Edge data centres are proliferating across Africa, addressing the multi-pronged challenges of fast-tracking coverage, refreshing and transforming data centre infrastructure, achieving more agility in roll-out and reducing content latency across the continent.
This is according to Dr Ayotunde Coker, CEO of Open Access Data Centres (OADC), a WIOCC Group Company, Africa's leading provider of comprehensive, converged, integrated core digital infrastructure solutions and managed network services.
Addressing the coverage gap
Dr Coker says Africa has lagged the world in terms of digital infrastructure coverage, but the continent is catching up.

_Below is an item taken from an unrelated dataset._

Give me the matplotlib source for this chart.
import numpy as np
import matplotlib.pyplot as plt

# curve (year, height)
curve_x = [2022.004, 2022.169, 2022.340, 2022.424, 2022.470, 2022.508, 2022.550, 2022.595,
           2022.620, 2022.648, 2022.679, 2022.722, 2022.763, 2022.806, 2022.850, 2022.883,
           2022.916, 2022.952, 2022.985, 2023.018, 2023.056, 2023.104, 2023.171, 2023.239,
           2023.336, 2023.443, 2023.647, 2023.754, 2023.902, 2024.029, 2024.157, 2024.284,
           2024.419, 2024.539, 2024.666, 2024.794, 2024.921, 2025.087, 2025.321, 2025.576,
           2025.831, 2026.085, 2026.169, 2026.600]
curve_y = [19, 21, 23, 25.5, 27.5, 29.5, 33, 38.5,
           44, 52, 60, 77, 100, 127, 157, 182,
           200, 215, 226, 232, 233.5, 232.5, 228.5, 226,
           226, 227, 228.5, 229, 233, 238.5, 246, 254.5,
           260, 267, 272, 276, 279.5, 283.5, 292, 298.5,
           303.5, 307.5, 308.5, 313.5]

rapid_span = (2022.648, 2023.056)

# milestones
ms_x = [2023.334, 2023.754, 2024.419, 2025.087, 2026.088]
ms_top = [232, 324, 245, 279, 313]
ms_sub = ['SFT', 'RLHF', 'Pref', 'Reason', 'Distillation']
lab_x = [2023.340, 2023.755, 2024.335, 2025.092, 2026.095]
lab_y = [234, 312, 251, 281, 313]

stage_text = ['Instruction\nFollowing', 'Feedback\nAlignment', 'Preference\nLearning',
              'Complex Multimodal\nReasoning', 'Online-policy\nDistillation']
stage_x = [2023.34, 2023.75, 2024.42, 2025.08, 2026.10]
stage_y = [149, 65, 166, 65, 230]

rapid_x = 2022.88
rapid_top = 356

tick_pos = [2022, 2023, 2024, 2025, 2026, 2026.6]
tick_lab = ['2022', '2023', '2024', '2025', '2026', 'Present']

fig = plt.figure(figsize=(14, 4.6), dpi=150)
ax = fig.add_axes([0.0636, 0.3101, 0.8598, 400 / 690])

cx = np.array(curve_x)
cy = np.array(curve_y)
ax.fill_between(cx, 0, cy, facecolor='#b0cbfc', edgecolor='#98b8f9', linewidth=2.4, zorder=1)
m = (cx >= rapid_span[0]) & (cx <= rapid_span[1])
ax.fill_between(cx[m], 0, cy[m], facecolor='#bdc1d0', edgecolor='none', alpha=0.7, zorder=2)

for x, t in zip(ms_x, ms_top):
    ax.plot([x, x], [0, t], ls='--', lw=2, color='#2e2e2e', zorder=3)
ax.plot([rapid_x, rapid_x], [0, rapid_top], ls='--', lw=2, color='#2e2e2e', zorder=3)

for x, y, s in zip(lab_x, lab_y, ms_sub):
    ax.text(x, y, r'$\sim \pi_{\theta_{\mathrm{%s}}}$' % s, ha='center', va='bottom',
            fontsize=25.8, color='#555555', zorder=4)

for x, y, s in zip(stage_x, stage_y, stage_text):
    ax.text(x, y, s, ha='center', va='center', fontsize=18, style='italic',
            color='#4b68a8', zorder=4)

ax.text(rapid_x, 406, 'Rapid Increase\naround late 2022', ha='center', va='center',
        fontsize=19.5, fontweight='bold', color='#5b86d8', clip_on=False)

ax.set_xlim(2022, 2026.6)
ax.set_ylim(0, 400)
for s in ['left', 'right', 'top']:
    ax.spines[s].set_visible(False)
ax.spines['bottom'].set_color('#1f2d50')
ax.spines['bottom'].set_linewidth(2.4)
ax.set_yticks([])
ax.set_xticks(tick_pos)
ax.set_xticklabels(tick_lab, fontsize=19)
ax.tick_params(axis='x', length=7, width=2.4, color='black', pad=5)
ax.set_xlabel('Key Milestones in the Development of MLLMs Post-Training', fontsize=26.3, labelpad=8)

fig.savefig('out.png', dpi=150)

“For example, Metropolitan London has a population of around 15 million, compared to Africa’s 1.5 billion. Yet Africa has only around 30% of the compute data centre availability of London. South Africa, with around 60 million people, has only half the data centre availability of Amsterdam, which has a population of around eight million,” he says.

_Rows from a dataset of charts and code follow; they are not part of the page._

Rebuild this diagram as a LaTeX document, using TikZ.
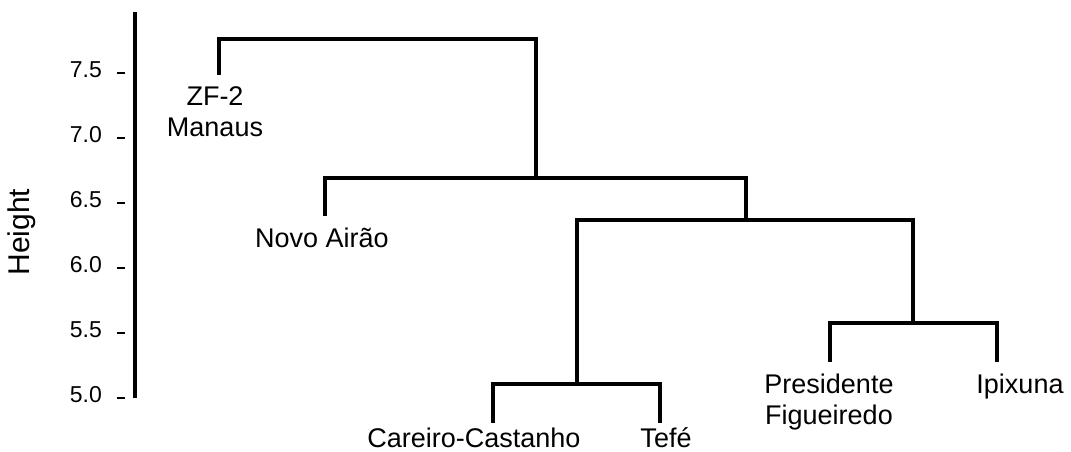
\documentclass[tikz,border=0pt]{standalone}
\usepackage{fontspec}
\setmainfont{Liberation Sans}
\begin{document}
\begin{tikzpicture}[x=1pt,y=-1pt,
  branch/.style={line width=3.3pt, line cap=rect},
  lbl/.style={font=\fontsize{27}{31}\selectfont, inner sep=0pt, align=center},
  ticklbl/.style={font=\fontsize{23}{26}\selectfont, inner sep=0pt, anchor=east},
  tickmark/.style={line width=1.4pt}]
\useasboundingbox (0,0) rectangle (1071,452);
% axis
\coordinate (axtop) at (135,12);
\coordinate (axbot) at (135,398);
\draw[line width=3.2pt] (axtop) -- (axbot);
\foreach \v/\y in {7.5/73,7.0/138,6.5/203,6.0/268,5.5/333,5.0/398}{
  \coordinate (t\y) at (117,\y);
  \coordinate (u\y) at (125,\y);
  \draw[tickmark] (t\y) -- (u\y);
  \node[ticklbl] (l\y) at (102,\y-3) {\v};
}
\node[font=\fontsize{30}{33}\selectfont, rotate=90, inner sep=0pt] (h) at (22,232) {Height};
% leaves and clusters
\coordinate (zf) at (219,73);
\coordinate (novo) at (325,214);
\coordinate (cc) at (493,421);
\coordinate (tefe) at (660,421);
\coordinate (pf) at (830,360);
\coordinate (ip) at (997,360);
\coordinate (A) at (577,384);
\coordinate (B) at (913,323);
\coordinate (C) at (746,220);
\coordinate (D) at (536,178);
\coordinate (E) at (377,39);
\draw[branch] (cc) |- (A) -| (tefe);
\draw[branch] (pf) |- (B) -| (ip);
\draw[branch] (A) |- (C) -| (B);
\draw[branch] (novo) |- (D) -| (C);
\draw[branch] (zf) |- (E) -| (D);
% labels
\node[lbl] (nzf) at (215,112) {ZF-2\\Manaus};
\node[lbl] (nnovo) at (322,238) {Novo Airão};
\node[lbl] (ncc) at (474,438) {Careiro-Castanho};
\node[lbl] (ntefe) at (666,438) {Tefé};
\node[lbl] (npf) at (829,402) {Presidente\\Figueiredo};
\node[lbl] (nip) at (1020,387) {Ipixuna};
\end{tikzpicture}
\end{document}
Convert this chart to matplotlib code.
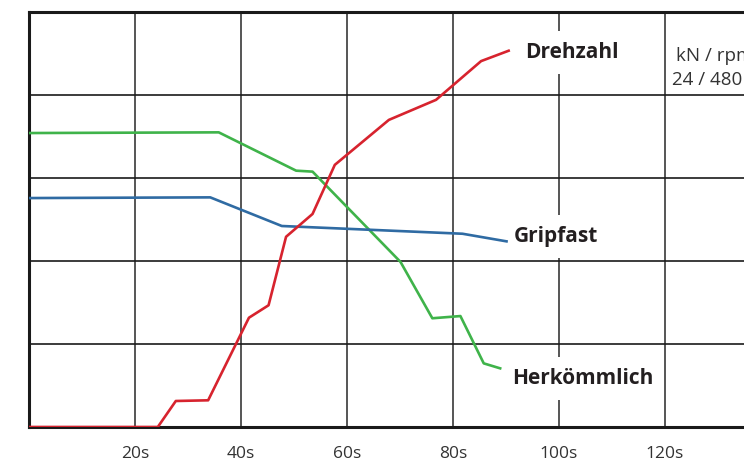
import matplotlib
matplotlib.use("Agg")
import matplotlib.pyplot as plt

# Data (time in s, force in kN, speed in rpm)
herk_t = [0, 35.8, 50.4, 53.5, 70.1, 76.1, 81.4, 85.8, 88.9]
herk_kn = [21.25, 21.3, 18.53, 18.46, 11.93, 7.86, 8.02, 4.6, 4.24]

grip_t = [0, 34.2, 47.7, 81.8, 90.1]
grip_kn = [16.55, 16.6, 14.53, 13.97, 13.42]

dreh_t = [0, 24.3, 27.7, 33.8, 41.5, 45.2, 48.5, 53.5, 57.7, 67.9, 76.8, 85.3, 90.5]
dreh_rpm = [0, 0, 37.6, 38.6, 158, 176, 275, 308, 379, 444, 473, 529, 544]

x_ticks = [20, 40, 60, 80, 100, 120]
x_labels = ["20s", "40s", "60s", "80s", "100s", "120s"]
y_grid = [6, 12, 18, 24]
rpm_per_kn = 480 / 24
unit_lines = ["kN / rpm", "24 / 480"]

plt.rcParams['font.family'] = ['Open Sans', 'DejaVu Sans']

W, H = 744, 461
fig = plt.figure(figsize=(W / 100, H / 100), dpi=100)
ax = fig.add_axes([29 / W, 34 / H, 742 / W, 415 / H])
ax.set_xlim(0, 140)
ax.set_ylim(0, 30)

for x in x_ticks:
    ax.axvline(x, color="#555555", lw=1.4, zorder=1)
for y in y_grid:
    ax.axhline(y, color="#1a1a1a", lw=1.2, zorder=1)

red = "#d7232e"
green = "#3fb34a"
blue = "#2f6ba3"
ax.plot(herk_t, herk_kn, color=green, lw=1.9, zorder=4)
ax.plot(grip_t, grip_kn, color=blue, lw=1.9, zorder=4)
ax.plot(dreh_t, [v / rpm_per_kn for v in dreh_rpm], color=red, lw=1.9, zorder=5)

for s in ["left", "top", "bottom"]:
    ax.spines[s].set_linewidth(2.2)
    ax.spines[s].set_color("#1a1a1a")
ax.spines["right"].set_visible(False)

ax.set_xticks(x_ticks)
ax.set_xticklabels(x_labels, fontsize=12.5, color="#333333")
ax.tick_params(axis="x", length=0, pad=14)
ax.set_yticks([])

bbox = dict(facecolor="white", edgecolor="none", pad=8)
lab_kw = dict(fontsize=15, fontweight="bold", color="#231f20", ha="left",
              va="center", zorder=3, bbox=bbox)
ax.text(93.6, 27.1, "Drehzahl", **lab_kw)
ax.text(91.4, 13.75, "Gripfast", **lab_kw)
ax.text(91.1, 3.5, "Herkömmlich", **lab_kw)

unit_kw = dict(fontsize=13.5, color="#333333", ha="left", va="center",
               clip_on=False, zorder=3)
ax.text(122.1, 26.82, unit_lines[0], **unit_kw)
ax.text(121.3, 25.08, unit_lines[1], **unit_kw)

fig.savefig("out.png", dpi=100)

South Africa itself has over 50% of all of the data centre infrastructure installed in Africa, and the anchor point of that is Johannesburg, he says.

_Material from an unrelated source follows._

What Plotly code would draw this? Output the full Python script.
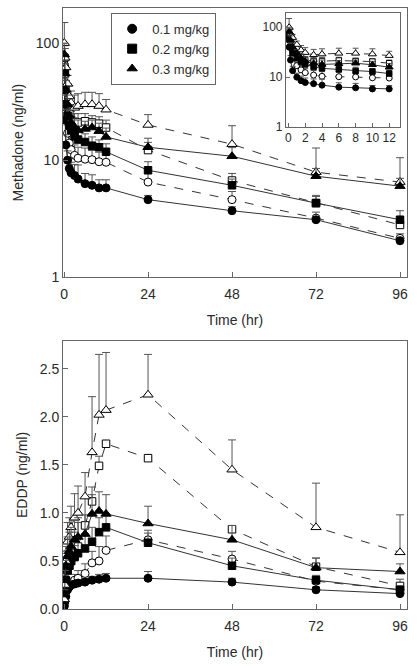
import plotly.graph_objects as go

# ---------------- data ----------------
time_hr = [0.083, 0.25, 0.5, 1, 1.5, 2, 3, 4, 6, 8, 10, 12, 24, 48, 72, 96]
doses = ["0.1 mg/kg", "0.2 mg/kg", "0.3 mg/kg"]

# Methadone (ng/ml): filled (solid) and open (dashed) series per dose
met_01_f = [40, 22, 13.5, 10, 8.5, 7.8, 7.4, 6.9, 6.3, 6.1, 5.8, 5.8, 4.6, 3.7, 3.1, 2.05]
met_01_o = [65, 40, 25, 17, 14, 12.3, 11, 10.4, 10.2, 10.1, 9.7, 9.6, 6.5, 4.6, 3.2, 2.15]
met_02_f = [60, 40, 30, 24, 20, 18, 16, 15, 14.3, 13.3, 12.9, 11.8, 8.2, 6.1, 4.3, 3.1]
met_02_o = [75, 55, 40, 30, 25, 22, 21, 21, 21.5, 21, 20.5, 19, 12.2, 6.7, 4.3, 2.8]
met_03_f = [80, 55, 40, 30, 24, 21, 19, 18, 18.5, 19, 17.7, 15.8, 12.9, 10.8, 7.3, 6.0]
met_03_o = [100, 75, 62, 45, 35, 31, 28, 29, 30, 30, 29, 27, 20, 13.7, 7.9, 6.5]

met_01_f_err = [10, 5, 3, 2, 2, 1.8, 1.8, 2.2, 1.4, 1.4, 1.0, 1.0, 0.4, 0.3, 0.2, 0.15]
met_01_o_err = [15, 8, 5, 3, 3, 2.5, 2.5, 2.5, 2.5, 2.0, 2.0, 2.0, 1.2, 0.8, 0.4, 0.2]
met_02_f_err = [15, 8, 6, 4, 4, 3, 3, 3, 2.5, 2.5, 2.0, 2.0, 1.5, 0.8, 0.6, 0.6]
met_02_o_err = [20, 10, 8, 6, 5, 4, 4, 4, 3.5, 3.0, 3.0, 3.0, 2.0, 1.0, 0.7, 0.5]
met_03_f_err = [20, 12, 8, 6, 5, 4, 4, 4, 3.0, 3.0, 3.0, 3.0, 2.5, 2.0, 1.2, 1.0]
met_03_o_err = [50, 15, 10, 8, 8, 8, 8, 8, 8, 8, 8, 6, 4.5, 6, 4.8, 4]

# EDDP (ng/ml)
eddp_01_f = [0.03, 0.08, 0.13, 0.2, 0.23, 0.25, 0.26, 0.27, 0.28, 0.3, 0.31, 0.32, 0.32, 0.28, 0.2, 0.16]
eddp_01_o = [0.06, 0.12, 0.18, 0.22, 0.24, 0.27, 0.3, 0.32, 0.37, 0.48, 0.5, 0.61, 0.72, 0.52, 0.29, 0.2]
eddp_02_f = [0.1, 0.2, 0.3, 0.4, 0.45, 0.5, 0.54, 0.58, 0.63, 0.7, 0.8, 0.85, 0.69, 0.45, 0.3, 0.2]
eddp_02_o = [0.2, 0.3, 0.43, 0.41, 0.45, 0.5, 0.55, 0.65, 0.87, 1.12, 1.49, 1.72, 1.57, 0.83, 0.44, 0.24]
eddp_03_f = [0.15, 0.3, 0.45, 0.55, 0.6, 0.65, 0.72, 0.75, 0.78, 0.99, 1.02, 0.99, 0.89, 0.72, 0.43, 0.39]
eddp_03_o = [0.1, 0.25, 0.5, 0.7, 0.75, 0.85, 0.95, 1.0, 1.17, 1.63, 2.02, 2.07, 2.23, 1.45, 0.85, 0.59]

eddp_01_f_err = [0.01, 0.02, 0.03, 0.03, 0.03, 0.03, 0.03, 0.03, 0.04, 0.04, 0.05, 0.05, 0.07, 0.04, 0.03, 0.02]
eddp_01_o_err = [0.02, 0.03, 0.05, 0.05, 0.05, 0.05, 0.06, 0.08, 0.1, 0.12, 0.15, 0.15, 0.1, 0.08, 0.05, 0.03]
eddp_02_f_err = [0.05, 0.08, 0.1, 0.12, 0.12, 0.12, 0.12, 0.15, 0.15, 0.15, 0.15, 0.12, 0.1, 0.08, 0.05, 0.04]
eddp_02_o_err = [0.08, 0.1, 0.15, 0.2, 0.2, 0.25, 0.25, 0.25, 0.3, 0.15, 0.1, 0.0, 0.0, 0.0, 0.09, 0.07]
eddp_03_f_err = [0.05, 0.1, 0.15, 0.2, 0.2, 0.2, 0.2, 0.2, 0.2, 0.2, 0.2, 0.2, 0.18, 0.15, 0.1, 0.08]
eddp_03_o_err = [0.05, 0.1, 0.15, 0.2, 0.2, 0.22, 0.25, 0.28, 0.25, 0.58, 0.63, 0.6, 0.42, 0.31, 0.46, 0.39]

met_ticks = [1, 10, 100]
inset_x_ticks = [0, 2, 4, 6, 8, 10, 12]
time_ticks = [0, 24, 48, 72, 96]
eddp_ticks = [0.0, 0.5, 1.0, 1.5, 2.0, 2.5]

# ---------------- styling ----------------
FONT = "Liberation Sans, Arial, sans-serif"
TXT = "#2a2a2a"
AX = "#666666"
LINE = "#333333"
ERR = "#555555"
symbols = ["circle", "square", "triangle-up"]
sizes = [8, 7.5, 9]

fig = go.Figure()

def add_series(x, y, err, xa, ya, filled, k, msize, capw=4):
    fig.add_trace(go.Scatter(
        x=x, y=y, xaxis=xa, yaxis=ya, mode="lines+markers", showlegend=False,
        line=dict(color=LINE, width=1, dash="solid" if filled else "dash"),
        marker=dict(symbol=symbols[k], size=msize,
                    color="black" if filled else "white",
                    line=dict(color="black", width=1)),
        error_y=dict(type="data", array=err, arrayminus=[0] * len(err),
                     symmetric=False, color=ERR, thickness=1, width=capw),
    ))

met_sets = [(met_01_f, met_01_f_err, met_01_o, met_01_o_err),
            (met_02_f, met_02_f_err, met_02_o, met_02_o_err),
            (met_03_f, met_03_f_err, met_03_o, met_03_o_err)]
eddp_sets = [(eddp_01_f, eddp_01_f_err, eddp_01_o, eddp_01_o_err),
             (eddp_02_f, eddp_02_f_err, eddp_02_o, eddp_02_o_err),
             (eddp_03_f, eddp_03_f_err, eddp_03_o, eddp_03_o_err)]

n_in = sum(1 for t in time_hr if t <= 12)

for k, (f, fe, o, oe) in enumerate(met_sets):
    add_series(time_hr, o, oe, "x", "y", False, k, sizes[k])
    add_series(time_hr, f, fe, "x", "y", True, k, sizes[k])
    # inset
    add_series(time_hr[:n_in], o[:n_in], oe[:n_in], "x3", "y3", False, k, sizes[k] - 2, 3)
    add_series(time_hr[:n_in], f[:n_in], fe[:n_in], "x3", "y3", True, k, sizes[k] - 2, 3)

for k, (f, fe, o, oe) in enumerate(eddp_sets):
    add_series(time_hr, o, oe, "x2", "y2", False, k, sizes[k])
    add_series(time_hr, f, fe, "x2", "y2", True, k, sizes[k])

for k, name in enumerate(doses):
    fig.add_trace(go.Scatter(
        x=[None], y=[None], mode="markers", name=name, xaxis="x", yaxis="y",
        marker=dict(symbol=symbols[k], size=9, color="black", line=dict(color="black", width=1)),
    ))

axis_common = dict(showline=True, linecolor=AX, linewidth=1, mirror=True, ticks="inside",
                   ticklen=5, tickcolor=AX, showgrid=False, zeroline=False,
                   tickfont=dict(family=FONT, size=14, color=TXT))
title_font = dict(size=14, family=FONT, color=TXT)

fig.update_layout(
    width=417, height=668,
    margin=dict(l=63, r=10, t=8, b=59),
    paper_bgcolor="white", plot_bgcolor="white",
    font=dict(family=FONT, color=TXT),
    xaxis=dict(domain=[0, 1], anchor="y", range=[-0.3, 98], tickvals=time_ticks,
               ticklabelstandoff=4,
               title=dict(text="Time (hr)", font=title_font, standoff=14),
               **axis_common),
    yaxis=dict(domain=[0.552, 1.0], anchor="x", type="log", range=[0, 2.3], tickvals=met_ticks,
               ticktext=[str(v) for v in met_ticks],
               title=dict(text="Methadone (ng/ml)", font=title_font, standoff=8),
               **axis_common),
    xaxis2=dict(domain=[0, 1], anchor="y2", range=[-0.3, 98], tickvals=time_ticks,
                ticklabelstandoff=4,
                title=dict(text="Time (hr)", font=title_font, standoff=14),
                **axis_common),
    yaxis2=dict(domain=[0.0, 0.446], anchor="x2", range=[0, 2.79], tickvals=eddp_ticks,
                tickformat=".1f",
                title=dict(text="EDDP (ng/ml)", font=title_font, standoff=8),
                **axis_common),
    xaxis3=dict(domain=[0.648, 0.980], anchor="y3", range=[-0.3, 13.3], tickvals=inset_x_ticks,
                **{**axis_common, "tickfont": dict(family=FONT, size=12, color=TXT), "ticklen": 4}),
    yaxis3=dict(domain=[0.802, 0.992], anchor="x3", type="log", range=[0, 2.29], tickvals=met_ticks,
                ticktext=[str(v) for v in met_ticks],
                **{**axis_common, "tickfont": dict(family=FONT, size=12, color=TXT), "ticklen": 4}),
    legend=dict(x=0.14, y=0.992, xanchor="left", yanchor="top",
                bgcolor="white", bordercolor=AX, borderwidth=1,
                font=dict(family=FONT, size=13, color=TXT), itemwidth=30, tracegroupgap=0),
)

fig.write_html("out.html", config={"displayModeBar": False},
               post_script="document.body.style.margin='0';document.body.style.overflow='hidden';")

“However, progress is being made in terms of providing that infrastructure across Africa. We are currently building a flagship data centre in Lagos, Nigeria, which is becoming a data centre hub in Africa. Around 70 to 80 megawatts of data centre infrastructure is under construction in Lagos now. Other hubs are emerging in Nairobi, Kenya, Egypt and Morocco,” he says.
At the same time, Tier 2 data centres are being developed to serve markets that do not need data centres at the same significant scale. These edge data centres expand coverage and reduce latency, he says.
Defining the edge
Dr Coker explains that edge data centres are not defined by size, but rather by their size relative to a core data centre.
“If you have a 100-megawatt data centre, and that's a core data centre, and a 10-megawatt data centre further down the line, that's an edge. We have 30 edge data centres across South Africa, some with only 15 racks and 50 kilowatts of power.
“With our connectivity company, we have national long-distance networks across South Africa. We also have our clients who provide interconnectivity and services to customers in different parts of the country. At those critical points of data concentration, we can put an edge data centre that serves as the point of presence of our networks and our clients’ networks.
“We are expanding core data centres in Lagos, Johannesburg, Durban and Cape Town. We also recently opened a half megawatt data centre in Kinshasa, Democratic Republic of Congo. This was the first one in the whole of Congo. It's been live for three months, and in just that space of time, it's transformed the digital infrastructure ecosystem in the city,” he says.
“We also see companies like Wingu and Raxio building in the ‘Tier 2’ markets of Angola, Mozambique, Uganda, Tanzania and Ethiopia. So, step by step, the sector is delivering more digital infrastructure across the continent. On the back of that, Africa is getting more digital unicorns in the marketplace.”
Bringing down latency
Dr Coker says the expansion of data centres at the edge are crucial for reducing latency in an increasingly demanding market where low latency is a competitive advantage.
“Latency on traffic served from London to Johannesburg may be as high as 120 milliseconds. From Lagos to Cape Town, the latency would be around 60 milliseconds. However, modern applications and users may require latency as low as around 3 milliseconds. In some instances, 10 milliseconds may be acceptable, but by and large, once you start to hit the 40, 50 millisecond levels, it really starts to become an issue architecturally. When people become used to higher quality and a much better experience through low latency, their standards and expectations change around what’s acceptable. That's why you need to have the compute locally within the country and at the edge,” he says.
Greening digital
Edge data centres also support efforts to reduce the environmental impact of data centres, reducing carbon emissions by minimising the distance data needs to travel.
“We can also architect the environment to ensure that resource-intensive infrastructure that isn’t latency sensitive can sit at a location closest to the greenest source of power possible,” he says.